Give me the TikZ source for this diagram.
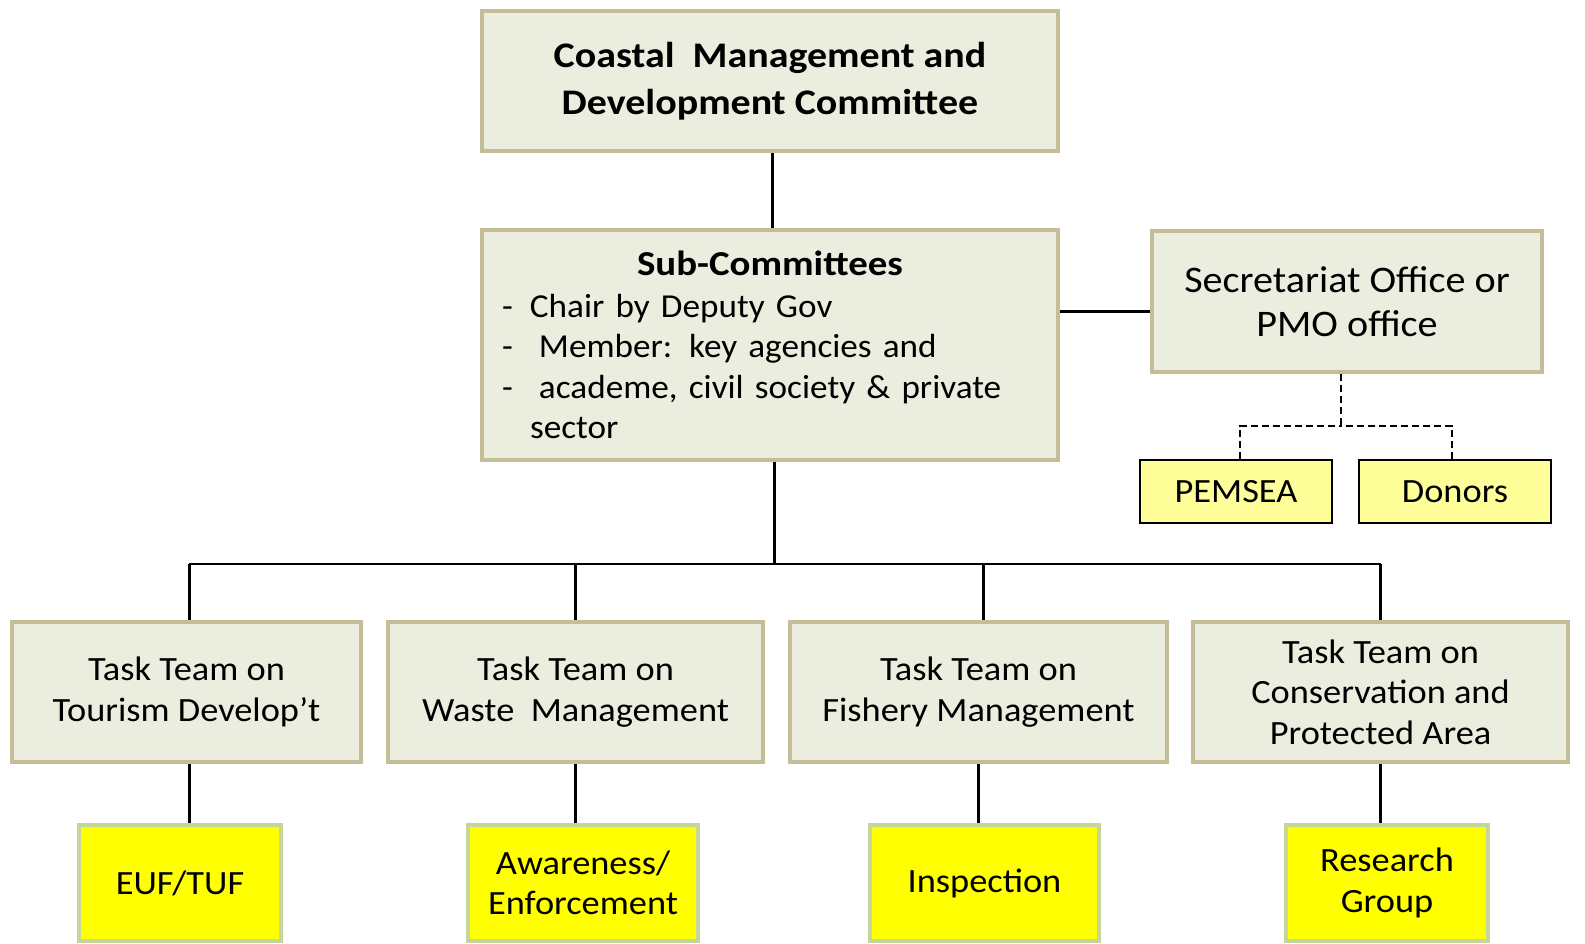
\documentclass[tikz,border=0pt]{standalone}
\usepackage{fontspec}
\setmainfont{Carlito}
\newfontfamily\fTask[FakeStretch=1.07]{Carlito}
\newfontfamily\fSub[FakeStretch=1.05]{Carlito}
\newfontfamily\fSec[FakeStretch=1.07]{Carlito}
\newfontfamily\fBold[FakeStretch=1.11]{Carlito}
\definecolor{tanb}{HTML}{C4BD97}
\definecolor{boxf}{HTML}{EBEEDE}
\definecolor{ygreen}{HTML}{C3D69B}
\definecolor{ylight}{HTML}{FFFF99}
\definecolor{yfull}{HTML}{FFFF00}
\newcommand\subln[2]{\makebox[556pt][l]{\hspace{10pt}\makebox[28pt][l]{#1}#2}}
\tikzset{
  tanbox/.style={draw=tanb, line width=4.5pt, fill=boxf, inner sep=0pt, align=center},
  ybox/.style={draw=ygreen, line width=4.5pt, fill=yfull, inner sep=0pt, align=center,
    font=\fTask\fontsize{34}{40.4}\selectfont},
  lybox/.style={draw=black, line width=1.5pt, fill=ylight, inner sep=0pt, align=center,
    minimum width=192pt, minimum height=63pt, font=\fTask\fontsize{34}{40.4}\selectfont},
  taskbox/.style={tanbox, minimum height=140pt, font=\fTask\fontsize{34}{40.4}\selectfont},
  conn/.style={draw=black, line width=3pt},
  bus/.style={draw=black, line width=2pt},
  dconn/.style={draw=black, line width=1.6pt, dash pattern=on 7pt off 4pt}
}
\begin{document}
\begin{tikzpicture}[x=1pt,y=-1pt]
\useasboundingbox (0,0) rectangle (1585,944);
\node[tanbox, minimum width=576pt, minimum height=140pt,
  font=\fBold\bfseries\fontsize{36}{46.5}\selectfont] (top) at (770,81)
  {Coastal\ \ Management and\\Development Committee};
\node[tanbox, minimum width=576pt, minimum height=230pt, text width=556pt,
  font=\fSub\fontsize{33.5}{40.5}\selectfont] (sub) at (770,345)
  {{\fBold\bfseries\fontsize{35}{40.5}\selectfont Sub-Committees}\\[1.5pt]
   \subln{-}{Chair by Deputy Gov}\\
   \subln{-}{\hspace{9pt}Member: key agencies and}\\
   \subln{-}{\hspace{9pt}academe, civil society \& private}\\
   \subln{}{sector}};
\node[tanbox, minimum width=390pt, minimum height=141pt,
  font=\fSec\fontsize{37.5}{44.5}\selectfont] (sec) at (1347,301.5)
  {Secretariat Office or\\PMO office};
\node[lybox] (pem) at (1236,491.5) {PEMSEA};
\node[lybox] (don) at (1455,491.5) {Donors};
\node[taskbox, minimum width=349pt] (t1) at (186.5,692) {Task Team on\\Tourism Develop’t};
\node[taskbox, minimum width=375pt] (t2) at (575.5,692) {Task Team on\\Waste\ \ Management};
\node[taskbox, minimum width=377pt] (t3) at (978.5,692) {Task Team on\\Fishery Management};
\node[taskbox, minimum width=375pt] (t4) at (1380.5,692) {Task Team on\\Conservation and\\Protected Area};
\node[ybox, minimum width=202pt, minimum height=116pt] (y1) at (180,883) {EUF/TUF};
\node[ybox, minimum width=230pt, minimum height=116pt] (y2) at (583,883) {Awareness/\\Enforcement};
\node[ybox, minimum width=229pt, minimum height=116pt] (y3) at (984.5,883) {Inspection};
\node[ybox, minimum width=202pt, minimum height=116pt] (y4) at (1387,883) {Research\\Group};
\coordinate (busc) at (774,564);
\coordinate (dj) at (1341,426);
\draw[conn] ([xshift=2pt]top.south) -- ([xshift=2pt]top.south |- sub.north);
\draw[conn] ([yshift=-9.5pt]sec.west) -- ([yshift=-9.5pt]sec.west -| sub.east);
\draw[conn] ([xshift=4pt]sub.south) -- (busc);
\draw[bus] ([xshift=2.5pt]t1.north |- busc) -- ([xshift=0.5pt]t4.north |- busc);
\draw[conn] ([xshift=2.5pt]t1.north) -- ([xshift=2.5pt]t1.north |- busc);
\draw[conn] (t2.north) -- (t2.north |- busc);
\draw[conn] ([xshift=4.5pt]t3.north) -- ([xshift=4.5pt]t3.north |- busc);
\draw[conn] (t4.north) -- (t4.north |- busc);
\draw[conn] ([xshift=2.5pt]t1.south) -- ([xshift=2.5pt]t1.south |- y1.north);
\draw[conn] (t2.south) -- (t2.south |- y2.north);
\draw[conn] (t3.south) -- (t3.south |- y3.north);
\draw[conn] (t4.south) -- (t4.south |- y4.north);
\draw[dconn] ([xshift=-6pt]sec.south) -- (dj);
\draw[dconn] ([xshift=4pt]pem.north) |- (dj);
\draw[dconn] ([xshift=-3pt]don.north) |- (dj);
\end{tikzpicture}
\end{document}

______________________________

EXERCISE DIRECTIONS: Repeat the material above word for word and skip every image in it.

FINISHED TASK:
Give me the TikZ source for this diagram.
\documentclass[tikz,border=0pt]{standalone}
\usepackage{fontspec}
\setmainfont{Carlito}
\newfontfamily\fTask[FakeStretch=1.07]{Carlito}
\newfontfamily\fSub[FakeStretch=1.05]{Carlito}
\newfontfamily\fSec[FakeStretch=1.07]{Carlito}
\newfontfamily\fBold[FakeStretch=1.11]{Carlito}
\definecolor{tanb}{HTML}{C4BD97}
\definecolor{boxf}{HTML}{EBEEDE}
\definecolor{ygreen}{HTML}{C3D69B}
\definecolor{ylight}{HTML}{FFFF99}
\definecolor{yfull}{HTML}{FFFF00}
\newcommand\subln[2]{\makebox[556pt][l]{\hspace{10pt}\makebox[28pt][l]{#1}#2}}
\tikzset{
  tanbox/.style={draw=tanb, line width=4.5pt, fill=boxf, inner sep=0pt, align=center},
  ybox/.style={draw=ygreen, line width=4.5pt, fill=yfull, inner sep=0pt, align=center,
    font=\fTask\fontsize{34}{40.4}\selectfont},
  lybox/.style={draw=black, line width=1.5pt, fill=ylight, inner sep=0pt, align=center,
    minimum width=192pt, minimum height=63pt, font=\fTask\fontsize{34}{40.4}\selectfont},
  taskbox/.style={tanbox, minimum height=140pt, font=\fTask\fontsize{34}{40.4}\selectfont},
  conn/.style={draw=black, line width=3pt},
  bus/.style={draw=black, line width=2pt},
  dconn/.style={draw=black, line width=1.6pt, dash pattern=on 7pt off 4pt}
}
\begin{document}
\begin{tikzpicture}[x=1pt,y=-1pt]
\useasboundingbox (0,0) rectangle (1585,944);
\node[tanbox, minimum width=576pt, minimum height=140pt,
  font=\fBold\bfseries\fontsize{36}{46.5}\selectfont] (top) at (770,81)
  {Coastal\ \ Management and\\Development Committee};
\node[tanbox, minimum width=576pt, minimum height=230pt, text width=556pt,
  font=\fSub\fontsize{33.5}{40.5}\selectfont] (sub) at (770,345)
  {{\fBold\bfseries\fontsize{35}{40.5}\selectfont Sub-Committees}\\[1.5pt]
   \subln{-}{Chair by Deputy Gov}\\
   \subln{-}{\hspace{9pt}Member: key agencies and}\\
   \subln{-}{\hspace{9pt}academe, civil society \& private}\\
   \subln{}{sector}};
\node[tanbox, minimum width=390pt, minimum height=141pt,
  font=\fSec\fontsize{37.5}{44.5}\selectfont] (sec) at (1347,301.5)
  {Secretariat Office or\\PMO office};
\node[lybox] (pem) at (1236,491.5) {PEMSEA};
\node[lybox] (don) at (1455,491.5) {Donors};
\node[taskbox, minimum width=349pt] (t1) at (186.5,692) {Task Team on\\Tourism Develop’t};
\node[taskbox, minimum width=375pt] (t2) at (575.5,692) {Task Team on\\Waste\ \ Management};
\node[taskbox, minimum width=377pt] (t3) at (978.5,692) {Task Team on\\Fishery Management};
\node[taskbox, minimum width=375pt] (t4) at (1380.5,692) {Task Team on\\Conservation and\\Protected Area};
\node[ybox, minimum width=202pt, minimum height=116pt] (y1) at (180,883) {EUF/TUF};
\node[ybox, minimum width=230pt, minimum height=116pt] (y2) at (583,883) {Awareness/\\Enforcement};
\node[ybox, minimum width=229pt, minimum height=116pt] (y3) at (984.5,883) {Inspection};
\node[ybox, minimum width=202pt, minimum height=116pt] (y4) at (1387,883) {Research\\Group};
\coordinate (busc) at (774,564);
\coordinate (dj) at (1341,426);
\draw[conn] ([xshift=2pt]top.south) -- ([xshift=2pt]top.south |- sub.north);
\draw[conn] ([yshift=-9.5pt]sec.west) -- ([yshift=-9.5pt]sec.west -| sub.east);
\draw[conn] ([xshift=4pt]sub.south) -- (busc);
\draw[bus] ([xshift=2.5pt]t1.north |- busc) -- ([xshift=0.5pt]t4.north |- busc);
\draw[conn] ([xshift=2.5pt]t1.north) -- ([xshift=2.5pt]t1.north |- busc);
\draw[conn] (t2.north) -- (t2.north |- busc);
\draw[conn] ([xshift=4.5pt]t3.north) -- ([xshift=4.5pt]t3.north |- busc);
\draw[conn] (t4.north) -- (t4.north |- busc);
\draw[conn] ([xshift=2.5pt]t1.south) -- ([xshift=2.5pt]t1.south |- y1.north);
\draw[conn] (t2.south) -- (t2.south |- y2.north);
\draw[conn] (t3.south) -- (t3.south |- y3.north);
\draw[conn] (t4.south) -- (t4.south |- y4.north);
\draw[dconn] ([xshift=-6pt]sec.south) -- (dj);
\draw[dconn] ([xshift=4pt]pem.north) |- (dj);
\draw[dconn] ([xshift=-3pt]don.north) |- (dj);
\end{tikzpicture}
\end{document}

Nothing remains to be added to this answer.